Authors: Chen-Hsuan Lin, Jun Gao, Luming Tang, Towaki Takikawa, Xiaohui Zeng, Xun Huang, Karsten Kreis, Sanja Fidler, Ming-Yu Liu, Tsung-Yi Lin
Affiliations: NVIDIA
Links: Project Page, arXiv

Summary#

Key Ideas#

Magic3D is a two-stage coarse-to-fine framework that uses efficient scene models that enable high-resolution text-to-3D synthesis.
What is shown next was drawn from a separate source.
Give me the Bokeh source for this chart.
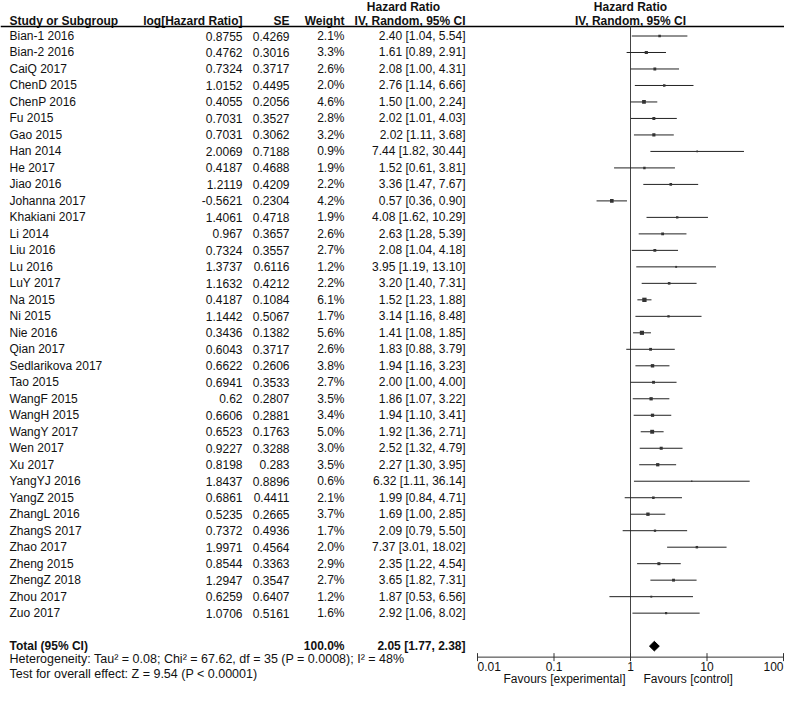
import numpy as np
from bokeh.plotting import figure
from bokeh.models import Range1d, LogScale, ColumnDataSource
from bokeh.core.properties import value
from bokeh.embed import file_html
from bokeh.resources import INLINE

# ---------------- data ----------------
studies = ["Bian-1 2016", "Bian-2 2016", "CaiQ 2017", "ChenD 2015", "ChenP 2016",
           "Fu 2015", "Gao 2015", "Han 2014", "He 2017", "Jiao 2016",
           "Johanna 2017", "Khakiani 2017", "Li 2014", "Liu 2016", "Lu 2016",
           "LuY 2017", "Na 2015", "Ni 2015", "Nie 2016", "Qian 2017",
           "Sedlarikova 2017", "Tao 2015", "WangF 2015", "WangH 2015", "WangY 2017",
           "Wen 2017", "Xu 2017", "YangYJ 2016", "YangZ 2015", "ZhangL 2016",
           "ZhangS 2017", "Zhao 2017", "Zheng 2015", "ZhengZ 2018", "Zhou 2017",
           "Zuo 2017"]
log_hr = [0.8755, 0.4762, 0.7324, 1.0152, 0.4055, 0.7031, 0.7031, 2.0069, 0.4187, 1.2119,
          -0.5621, 1.4061, 0.967, 0.7324, 1.3737, 1.1632, 0.4187, 1.1442, 0.3436, 0.6043,
          0.6622, 0.6941, 0.62, 0.6606, 0.6523, 0.9227, 0.8198, 1.8437, 0.6861, 0.5235,
          0.7372, 1.9971, 0.8544, 1.2947, 0.6259, 1.0706]
se = [0.4269, 0.3016, 0.3717, 0.4495, 0.2056, 0.3527, 0.3062, 0.7188, 0.4688, 0.4209,
      0.2304, 0.4718, 0.3657, 0.3557, 0.6116, 0.4212, 0.1084, 0.5067, 0.1382, 0.3717,
      0.2606, 0.3533, 0.2807, 0.2881, 0.1763, 0.3288, 0.283, 0.8896, 0.4411, 0.2665,
      0.4936, 0.4564, 0.3363, 0.3547, 0.6407, 0.5161]
weight = [2.1, 3.3, 2.6, 2.0, 4.6, 2.8, 3.2, 0.9, 1.9, 2.2,
          4.2, 1.9, 2.6, 2.7, 1.2, 2.2, 6.1, 1.7, 5.6, 2.6,
          3.8, 2.7, 3.5, 3.4, 5.0, 3.0, 3.5, 0.6, 2.1, 3.7,
          1.7, 2.0, 2.9, 2.7, 1.2, 1.6]
hr = [2.40, 1.61, 2.08, 2.76, 1.50, 2.02, 2.02, 7.44, 1.52, 3.36,
      0.57, 4.08, 2.63, 2.08, 3.95, 3.20, 1.52, 3.14, 1.41, 1.83,
      1.94, 2.00, 1.86, 1.94, 1.92, 2.52, 2.27, 6.32, 1.99, 1.69,
      2.09, 7.37, 2.35, 3.65, 1.87, 2.92]
ci_low = [1.04, 0.89, 1.00, 1.14, 1.00, 1.01, 1.11, 1.82, 0.61, 1.47,
          0.36, 1.62, 1.28, 1.04, 1.19, 1.40, 1.23, 1.16, 1.08, 0.88,
          1.16, 1.00, 1.07, 1.10, 1.36, 1.32, 1.30, 1.11, 0.84, 1.00,
          0.79, 3.01, 1.22, 1.82, 0.53, 1.06]
ci_high = [5.54, 2.91, 4.31, 6.66, 2.24, 4.03, 3.68, 30.44, 3.81, 7.67,
           0.90, 10.29, 5.39, 4.18, 13.10, 7.31, 1.88, 8.48, 1.85, 3.79,
           3.23, 4.00, 3.22, 3.41, 2.71, 4.79, 3.95, 36.14, 4.71, 2.85,
           5.50, 18.02, 4.54, 7.31, 6.56, 8.02]
total_weight = 100.0
total_hr, total_low, total_high = 2.05, 1.77, 2.38
heterogeneity = "Heterogeneity: Tau\u00b2 = 0.08; Chi\u00b2 = 67.62, df = 35 (P = 0.0008); I\u00b2 = 48%"
overall_effect = "Test for overall effect: Z = 9.54 (P < 0.00001)"
null_effect = 1.0
axis_ticks = [0.01, 0.1, 1, 10, 100]
axis_tick_labels = ["0.01", "0.1", "1", "10", "100"]
favours_left = "Favours [experimental]"
favours_right = "Favours [control]"

# ---------------- layout ----------------
W, H = 784, 687
ONE_X, DECADE = 630.0, 76.5
ROW0, ROW_H = 35.5, 16.49
HDR1_Y, HDR2_Y, RULE_Y = 6.5, 20.5, 26.0
FONT = value("Liberation Sans")
FS = "12px"
FS_NOTE = "12.5px"
TXT = "#111111"

n = len(studies)
rows = ROW0 + ROW_H * np.arange(n)
total_y = ROW0 + ROW_H * (n + 1)
axis_y = total_y + 11.0
het_y = axis_y + 2.0
test_y = het_y + 14.5
tick_label_y = axis_y + 9.5
favours_y = axis_y + 21.5

p = figure(width=W, height=H, output_backend="svg", toolbar_location=None,
           x_range=Range1d(0, W), y_range=Range1d(H, 0),
           x_axis_type=None, y_axis_type=None, min_border=0,
           outline_line_color=None)
p.extra_x_ranges = {"hr": Range1d(10 ** ((0 - ONE_X) / DECADE),
                                  10 ** ((W - ONE_X) / DECADE))}
p.extra_x_scales = {"hr": LogScale()}

src = ColumnDataSource(dict(
    study=studies,
    loghr=[str(v) for v in log_hr],
    se=[str(v) for v in se],
    wt=[f"{w:.1f}%" for w in weight],
    ci=[f"{h:.2f} [{l:.2f}, {u:.2f}]" for h, l, u in zip(hr, ci_low, ci_high)],
    hr=hr, lo=ci_low, hi=ci_high,
    size=[1.75 * np.sqrt(w) for w in weight],
    y=rows,
))


def col_text(x, field, align):
    p.text(x=x, y="y", text=field, source=src, text_font=FONT,
           text_font_size=FS, text_align=align, text_baseline="middle",
           text_color=TXT)


col_text(9, "study", "left")
col_text(242, "loghr", "right")
col_text(289, "se", "right")
col_text(344, "wt", "right")
col_text(465, "ci", "right")


def label(x, y, s, align="left", bold=False, range_name="default", size=FS):
    p.text(x=[x], y=[y], text=[s], text_font=FONT, text_font_size=size,
           text_align=align, text_baseline="middle", text_color=TXT,
           text_font_style="bold" if bold else "normal", x_range_name=range_name)


# header
label(403, HDR1_Y, "Hazard Ratio", "center", True)
label(null_effect, HDR1_Y, "Hazard Ratio", "center", True, "hr")
label(9, HDR2_Y, "Study or Subgroup", "left", True)
label(242, HDR2_Y, "log[Hazard Ratio]", "right", True)
label(289, HDR2_Y, "SE", "right", True)
label(344, HDR2_Y, "Weight", "right", True)
label(465, HDR2_Y, "IV, Random, 95% CI", "right", True)
label(null_effect, HDR2_Y, "IV, Random, 95% CI", "center", True, "hr")
p.hspan(y=[RULE_Y], line_color="black", line_width=1.5)

# totals and footnotes
label(9, total_y, "Total (95% CI)", "left", True)
label(344, total_y, f"{total_weight:.1f}%", "right", True)
label(465, total_y, f"{total_hr:.2f} [{total_low:.2f}, {total_high:.2f}]", "right", True)
label(9, het_y, heterogeneity, size=FS_NOTE)
label(9, test_y, overall_effect, size=FS_NOTE)

# forest
p.segment(x0=[null_effect], x1=[null_effect], y0=[RULE_Y], y1=[axis_y],
          x_range_name="hr", line_color="#444444", line_width=1)
p.segment(x0="lo", x1="hi", y0="y", y1="y", source=src, x_range_name="hr",
          line_color="#222222", line_width=1)
p.scatter(x="hr", y="y", size="size", marker="square", source=src,
          x_range_name="hr", fill_color="#333333", line_color=None)
dh = 4.8
p.patch(x=[total_low, total_hr, total_high, total_hr],
        y=[total_y, total_y - dh, total_y, total_y + dh],
        x_range_name="hr", fill_color="black", line_color="black")

# log axis of the forest (line, ticks, labels on the log scale)
p.segment(x0=[axis_ticks[0]], x1=[axis_ticks[-1]], y0=[axis_y], y1=[axis_y],
          x_range_name="hr", line_color="#333333", line_width=1)
p.segment(x0=axis_ticks, x1=axis_ticks, y0=[axis_y - 4] * len(axis_ticks),
          y1=[axis_y + 4] * len(axis_ticks), x_range_name="hr",
          line_color="#333333", line_width=1)
aligns = ["left"] + ["center"] * (len(axis_ticks) - 2) + ["right"]
for t, s, a in zip(axis_ticks, axis_tick_labels, aligns):
    label(t, tick_label_y, s, a, False, "hr")

label(625, favours_y, favours_left, "right")
label(643, favours_y, favours_right, "left")

open("out.html", "w").write(file_html(p, INLINE))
Coarse-to-fine diffusion priors. In the first stage, the authors use the base diffusion model in eDiff-I [1]. This diffusion prior is used to compute gradients of the scene model via a loss defined on rendered images at a low resolution $64 \times 64$ . In the second stage, the authors use the latent diffusion model (LDM) [2] that allows backpropagating gradients into rendered images at a high resolution $512 \times 512$ .
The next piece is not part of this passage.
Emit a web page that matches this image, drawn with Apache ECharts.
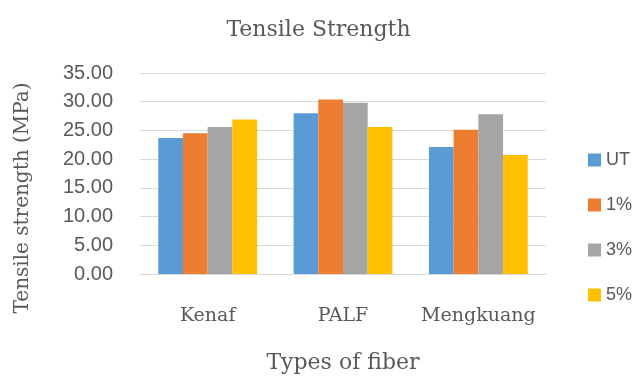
<!DOCTYPE html>
<html>
<head>
<meta charset="utf-8">
<script src="https://cdn.jsdelivr.net/npm/echarts@6/dist/echarts.min.js"></script>
<style>
html,body{margin:0;padding:0;background:#fff;}
#chart{width:637px;height:376px;}
</style>
</head>
<body>
<div id="chart"></div>
<script>
// Fiber types on the x axis
const categories = ['Kenaf', 'PALF', 'Mengkuang'];
// Tensile strength (MPa) per treatment
const seriesNames = ['UT', '1%', '3%', '5%'];
const valuesUT = [23.7, 28.0, 22.1];
const values1 = [24.5, 30.4, 25.1];
const values3 = [25.6, 29.8, 27.8];
const values5 = [26.9, 25.6, 20.7];
const colors = ['#5B9BD5', '#ED7D31', '#A5A5A5', '#FFC000'];

const serif = 'DejaVu Serif';
const sans = 'Liberation Sans';
const textColor = '#595959';

const allValues = [valuesUT, values1, values3, values5];

const chart = echarts.init(document.getElementById('chart'));
chart.setOption({
  animation: false,
  backgroundColor: '#fff',
  color: colors,
  title: {
    text: 'Tensile Strength',
    left: 'center',
    top: 14,
    textStyle: { fontFamily: serif, fontSize: 22, fontWeight: 'normal', color: textColor }
  },
  legend: {
    orient: 'vertical',
    left: 583,
    top: 146,
    itemGap: 27,
    itemWidth: 13,
    itemHeight: 13,
    icon: 'rect',
    textStyle: { fontFamily: sans, fontSize: 18, color: textColor }
  },
  // vertical axis title, placed beside the tick labels
  graphic: [{
    type: 'text',
    x: 13,
    y: 198,
    rotation: Math.PI / 2,
    style: {
      text: 'Tensile strength (MPa)',
      fontFamily: serif,
      fontSize: 20,
      fill: textColor,
      align: 'center',
      verticalAlign: 'top'
    }
  }],
  grid: { left: 140, right: 91, top: 73, bottom: 102, containLabel: false, outerBoundsMode: 'none' },
  xAxis: {
    type: 'category',
    data: categories,
    name: 'Types of fiber',
    nameLocation: 'middle',
    nameGap: 78,
    nameTextStyle: { fontFamily: serif, fontSize: 22, color: textColor },
    axisLine: { lineStyle: { color: '#D9D9D9', width: 1 } },
    axisTick: { show: false },
    axisLabel: { interval: 0, fontFamily: serif, fontSize: 19, color: textColor, margin: 33 }
  },
  yAxis: {
    type: 'value',
    min: 0,
    max: 35,
    interval: 5,
    axisLine: { show: false },
    axisTick: { show: false },
    axisLabel: {
      fontFamily: sans, fontSize: 20, color: textColor, margin: 27,
      formatter: v => v.toFixed(2)
    },
    splitLine: { lineStyle: { color: '#D9D9D9', width: 1 } }
  },
  series: seriesNames.map((name, i) => ({
    name: name,
    type: 'bar',
    data: allValues[i],
    barGap: '0%',
    barCategoryGap: '27%',
    itemStyle: { color: colors[i] }
  }))
});
</script>
</body>
</html>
Coarse scene model. The initial coarse state of the optimization requires finding the geometry and textures from scratch. This is challenging as we need to accomodate complex topological changes in the 3D geometry and depth ambiguities from 2D supervision. Mip-NeRF 360 [3] is computationally expensive as it is based on a large global coordinate-based MLP.
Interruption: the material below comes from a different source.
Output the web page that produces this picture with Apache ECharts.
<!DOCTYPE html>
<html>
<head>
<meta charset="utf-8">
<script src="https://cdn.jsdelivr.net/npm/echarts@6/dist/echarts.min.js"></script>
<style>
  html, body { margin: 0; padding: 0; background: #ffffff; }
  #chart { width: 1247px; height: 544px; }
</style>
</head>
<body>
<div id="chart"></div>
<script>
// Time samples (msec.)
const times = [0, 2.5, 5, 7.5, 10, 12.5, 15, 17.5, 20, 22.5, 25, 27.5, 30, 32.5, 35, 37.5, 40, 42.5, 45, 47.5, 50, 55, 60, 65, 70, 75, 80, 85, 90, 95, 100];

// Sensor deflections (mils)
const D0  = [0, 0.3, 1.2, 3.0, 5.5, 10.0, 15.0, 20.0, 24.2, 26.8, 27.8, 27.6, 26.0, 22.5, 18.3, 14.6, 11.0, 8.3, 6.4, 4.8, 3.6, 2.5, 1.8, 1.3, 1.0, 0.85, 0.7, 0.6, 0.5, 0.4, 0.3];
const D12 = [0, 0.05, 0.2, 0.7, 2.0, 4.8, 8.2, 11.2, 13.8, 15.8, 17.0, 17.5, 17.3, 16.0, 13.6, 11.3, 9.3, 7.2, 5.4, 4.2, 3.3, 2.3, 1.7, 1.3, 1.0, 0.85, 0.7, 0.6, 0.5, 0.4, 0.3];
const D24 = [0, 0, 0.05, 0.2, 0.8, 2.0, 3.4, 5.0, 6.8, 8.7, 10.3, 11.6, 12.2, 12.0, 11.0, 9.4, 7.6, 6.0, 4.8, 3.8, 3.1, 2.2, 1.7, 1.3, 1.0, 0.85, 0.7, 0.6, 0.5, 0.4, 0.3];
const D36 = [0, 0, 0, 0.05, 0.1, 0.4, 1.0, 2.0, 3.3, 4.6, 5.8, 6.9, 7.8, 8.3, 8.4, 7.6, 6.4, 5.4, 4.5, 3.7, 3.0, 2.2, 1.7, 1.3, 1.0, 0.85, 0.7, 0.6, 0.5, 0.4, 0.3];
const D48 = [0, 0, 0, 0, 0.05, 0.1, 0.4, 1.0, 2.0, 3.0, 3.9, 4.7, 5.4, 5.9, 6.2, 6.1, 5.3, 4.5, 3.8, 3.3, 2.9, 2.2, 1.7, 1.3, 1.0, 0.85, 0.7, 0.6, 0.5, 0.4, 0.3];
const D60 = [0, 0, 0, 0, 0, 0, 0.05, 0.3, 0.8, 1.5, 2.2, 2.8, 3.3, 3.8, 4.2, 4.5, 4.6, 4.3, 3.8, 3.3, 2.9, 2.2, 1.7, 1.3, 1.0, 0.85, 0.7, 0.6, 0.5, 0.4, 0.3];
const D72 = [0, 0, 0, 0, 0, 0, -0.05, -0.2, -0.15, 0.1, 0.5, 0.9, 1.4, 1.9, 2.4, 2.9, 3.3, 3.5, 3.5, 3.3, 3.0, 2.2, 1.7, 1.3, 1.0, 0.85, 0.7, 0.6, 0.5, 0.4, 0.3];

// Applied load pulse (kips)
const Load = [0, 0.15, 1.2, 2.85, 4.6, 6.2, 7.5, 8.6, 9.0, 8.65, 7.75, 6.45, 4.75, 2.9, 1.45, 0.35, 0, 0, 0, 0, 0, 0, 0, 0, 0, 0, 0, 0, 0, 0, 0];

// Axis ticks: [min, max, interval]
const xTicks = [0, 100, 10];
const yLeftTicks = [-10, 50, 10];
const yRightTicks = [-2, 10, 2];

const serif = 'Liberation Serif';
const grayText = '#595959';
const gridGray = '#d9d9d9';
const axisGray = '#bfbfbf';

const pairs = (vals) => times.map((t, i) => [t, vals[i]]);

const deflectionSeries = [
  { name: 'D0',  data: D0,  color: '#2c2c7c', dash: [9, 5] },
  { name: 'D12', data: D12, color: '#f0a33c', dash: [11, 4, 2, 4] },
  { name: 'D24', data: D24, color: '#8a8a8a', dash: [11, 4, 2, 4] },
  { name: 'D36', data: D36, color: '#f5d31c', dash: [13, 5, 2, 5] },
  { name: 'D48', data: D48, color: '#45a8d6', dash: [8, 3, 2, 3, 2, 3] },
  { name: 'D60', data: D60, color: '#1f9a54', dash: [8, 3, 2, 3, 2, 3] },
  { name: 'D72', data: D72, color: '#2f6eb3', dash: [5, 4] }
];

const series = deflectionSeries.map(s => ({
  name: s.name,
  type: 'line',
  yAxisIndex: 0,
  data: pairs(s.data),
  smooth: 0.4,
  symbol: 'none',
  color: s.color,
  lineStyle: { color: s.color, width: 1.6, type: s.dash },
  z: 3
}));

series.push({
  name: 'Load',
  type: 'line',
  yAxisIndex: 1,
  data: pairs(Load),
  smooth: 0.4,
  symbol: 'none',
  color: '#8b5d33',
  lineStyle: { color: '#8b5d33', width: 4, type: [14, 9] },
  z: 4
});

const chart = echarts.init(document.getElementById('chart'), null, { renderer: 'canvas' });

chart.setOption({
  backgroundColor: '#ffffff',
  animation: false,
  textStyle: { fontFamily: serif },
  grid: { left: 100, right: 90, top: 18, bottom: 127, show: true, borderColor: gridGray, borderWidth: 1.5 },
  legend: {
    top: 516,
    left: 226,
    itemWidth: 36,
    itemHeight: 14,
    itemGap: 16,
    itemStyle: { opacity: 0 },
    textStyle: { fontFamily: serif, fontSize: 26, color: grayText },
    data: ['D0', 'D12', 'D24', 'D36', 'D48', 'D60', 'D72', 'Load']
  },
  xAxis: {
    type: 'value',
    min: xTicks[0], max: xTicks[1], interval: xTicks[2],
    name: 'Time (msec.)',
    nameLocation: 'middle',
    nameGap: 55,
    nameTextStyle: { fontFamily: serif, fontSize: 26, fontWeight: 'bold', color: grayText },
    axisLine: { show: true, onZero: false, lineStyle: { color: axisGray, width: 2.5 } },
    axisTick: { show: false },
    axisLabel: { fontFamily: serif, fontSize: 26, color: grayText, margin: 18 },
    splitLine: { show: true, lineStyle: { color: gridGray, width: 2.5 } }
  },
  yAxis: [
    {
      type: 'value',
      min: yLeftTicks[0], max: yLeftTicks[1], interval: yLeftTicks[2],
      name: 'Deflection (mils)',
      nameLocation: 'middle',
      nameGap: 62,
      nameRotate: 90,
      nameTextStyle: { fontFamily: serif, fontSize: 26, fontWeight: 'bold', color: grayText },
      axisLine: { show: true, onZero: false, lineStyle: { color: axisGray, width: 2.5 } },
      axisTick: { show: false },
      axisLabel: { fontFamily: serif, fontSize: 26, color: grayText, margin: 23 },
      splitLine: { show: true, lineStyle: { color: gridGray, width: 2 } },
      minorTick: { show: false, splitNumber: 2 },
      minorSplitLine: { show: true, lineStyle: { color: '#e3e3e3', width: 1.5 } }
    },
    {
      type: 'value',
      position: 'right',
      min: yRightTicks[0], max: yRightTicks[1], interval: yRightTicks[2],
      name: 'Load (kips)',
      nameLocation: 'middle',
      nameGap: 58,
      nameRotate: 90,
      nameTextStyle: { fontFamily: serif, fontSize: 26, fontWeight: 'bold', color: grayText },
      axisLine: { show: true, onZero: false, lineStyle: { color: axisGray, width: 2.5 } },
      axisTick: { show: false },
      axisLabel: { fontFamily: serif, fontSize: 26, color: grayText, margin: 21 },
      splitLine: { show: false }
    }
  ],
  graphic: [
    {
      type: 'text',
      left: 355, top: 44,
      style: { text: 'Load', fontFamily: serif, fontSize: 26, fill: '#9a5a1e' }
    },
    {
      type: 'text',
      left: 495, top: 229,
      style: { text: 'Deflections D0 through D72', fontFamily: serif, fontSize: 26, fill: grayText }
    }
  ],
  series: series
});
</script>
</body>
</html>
The authors adopt the hash grid encoding from Instant NGP [4], which allows to represent high-frequncy details at a much lower computational cost. Two single-layer neural networks are used, one predicting albedo and density and the other one predicting normals.

Fine scene model. Rendering textured meshes with differentiable rasterization can be performed efficiently at very high resolutions. The authors use textured 3D meshes from DMTet [5] as the scene representation. Using the neural field from the coarse stage as the initialization for the mesh geometry, we can also sidestep the difficulty of learning large topological changes in meshes.

Coarse-to-fine optimization. Similar to Instant NGP [4], the authors optimize the neural field in the coarse stage. Instead of estimating normals from density differences, they use an MLP to predict the normals, which helps to significantly reduce the computational cost of optimizing the coarse model.

In the fine mesh optimization stage, the authors initialize the DMTet SDF with the neural field. When rendering the meshes, they also increase the focal length to zoom in on object details, which helps to recover high-resolution details. To encourage smoothness of the surface, they further regularize the angular differences between adjacent faces on the mesh.

Technical Details#

Notes#

References#

[1] Y. Balaji, S. Nah, X. Huang, A. Vahdat, J. Song, K. Kreis, M. Aittala, T. Aila, S. Laine, B. Catanzaro, T. Karras, M. Liu. eDiff-I: Text-to-Image Diffusion Models with an Ensemble of Expert Denoisers. In arXiv, 2022.

[2] R. Rombach, A. Blattmann, D. Lorenz, P. Esser, B. Ommer. High-resolution image synthesis with latent diffusion models. In CVPR, 2022.

[3] J. Barron, B. Mildenhall, D. Verbin, P. Srinivasan, P. Hedman. Mip-nerf 360: Unbounded anti-aliased neural radiance fields. In CVPR, 2022.